The $1.5 billion price tag — for a 12-year-old startup with fewer publicly disclosed revenue figures than its acquirer would typically prefer — reflects the strategic premium that Analog Devices is willing to pay for capabilities it cannot build fast enough organically. The acquisition would expand Analog Devices' portfolio of chips that support AI, whose complex workloads require massive amounts of energy. Power management may be the least glamorous component category in the AI infrastructure stack, but it is arguably the most physically consequential. A GPU cluster that receives poorly regulated power — with voltage droops, overcurrent events, or insufficient current delivery speed — does not merely perform suboptimally. It fails, generating the kind of operational reliability problems that hyperscalers cannot tolerate in data centres running at utilisation rates above 90%. Clean, fast, precise power delivery is the silent prerequisite for the AI compute performance that the market is building around.
Why Power Management Is the AI Infrastructure Bottleneck Nobody Talks About
The energy requirements of modern AI accelerators have created a power delivery challenge that is physically different in kind from anything the electronics industry has previously had to solve in volume. Nvidia's H100 GPU draws up to 700 watts in peak compute operation. The B200 draws up to 1,000 watts. GB200 NVLink systems, which combine multiple B200 chips with network switching, can draw 10 kilowatts from a single rack unit. At these power levels, the physics of power delivery become engineering constraints: the current required at low voltage (typically 0.7-1.0V for modern logic chips) is enormous, and delivering it from a data centre power distribution system to a chip package without unacceptable resistive loss requires power management circuitry that is faster, more efficient, and physically closer to the chip than anything the previous generation of high-performance computing required. The industry term for this problem is "power integrity," and solving it for AI-scale compute is one of the most commercially valuable engineering capabilities in the semiconductor supply chain.

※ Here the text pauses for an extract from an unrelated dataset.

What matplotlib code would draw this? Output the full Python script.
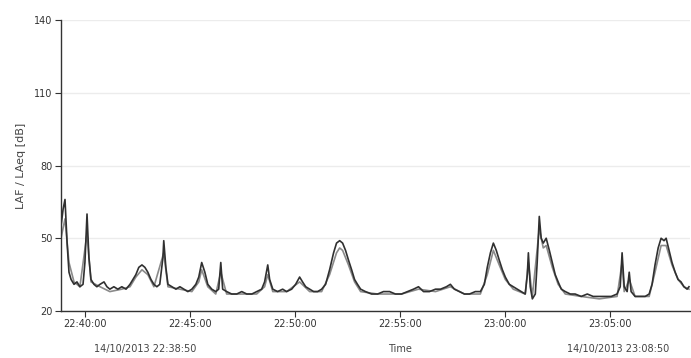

Empower Semiconductor's specific contribution to this problem is a switched-capacitor power converter architecture that delivers higher efficiency and faster transient response than conventional inductor-based voltage regulator designs. The technical advantage matters because AI chip workloads are characterised by extreme power transients — the current demand can swing from near-zero to full rated load in microseconds when a new batch of inference requests arrives. A power delivery system that cannot respond fast enough creates voltage excursions that force the chip's internal protection circuits to throttle performance, directly reducing the compute throughput that data centre operators are paying for. Solving the transient response problem at the power density required for modern AI accelerators is Empower's core technical claim, and it is the capability that Analog Devices has decided is worth $1.5 billion to acquire rather than develop.
Semiconductor M&A in 2026: The Race to Own the AI Infrastructure Stack
The Analog Devices-Empower deal is one transaction in a consolidation wave that is systematically restructuring the analogue and mixed-signal semiconductor landscape around AI infrastructure requirements. The pattern is consistent across multiple deals: established analogue semiconductor companies — whose core competencies in precision measurement, signal conversion, and power management were built for industrial, automotive, and communications applications — are acquiring startups with AI-specific implementations of those same capabilities, gaining both technology and the engineering talent needed to serve hyperscaler customers whose procurement processes, technical requirements, and qualification timelines are different from traditional industrial buyers.
U.S. national labs are looking beyond traditional chip suppliers as the AI race reshapes high-performance computing, exploring new semiconductor players for supercomputers as AI workloads demand different architectures, higher memory bandwidth, and faster, more energy-efficient processing. The government procurement signal reinforces the commercial trend: across both the hyperscaler and government high-performance computing markets, the architectural requirements of AI are forcing a re-evaluation of established supplier relationships that have been stable for decades. Companies that have supplied power management, signal conditioning, and precision measurement components to defence contractors and research institutions are suddenly competing — and sometimes losing — to startups with AI-optimised architectures built from the ground up for GPU-scale power delivery. The Analog Devices acquisition of Empower is a direct response to this competitive threat: better to acquire the capability at a $1.5 billion premium than to watch a competitor absorb it and use it to displace Analog Devices from the AI data centre supply chain it is trying to enter.
The Broader Supply Chain Implication: Power as the AI Infrastructure Constraint
Positioning the power management supply chain as a strategic asset — rather than a commodity procurement category — is a recognition that the physical constraints on AI infrastructure scaling are increasingly concentrated in energy delivery rather than compute silicon. Nvidia can manufacture more GPUs. TSMC can add wafer capacity. Memory manufacturers can expand HBM output. But the power infrastructure required to run those components — from the grid connection to the data centre, through the facility's power distribution system, down to the chip-level voltage regulation — is subject to constraints at every stage that are not solved by semiconductor investment alone. The Analog Devices-Empower deal signals that the semiconductor industry has identified power management as the layer of the AI infrastructure stack where strategic M&A can secure durable competitive position — and that the window for acquiring power management capability at startup valuations is closing as the strategic value of the category becomes visible to every potential acquirer simultaneously.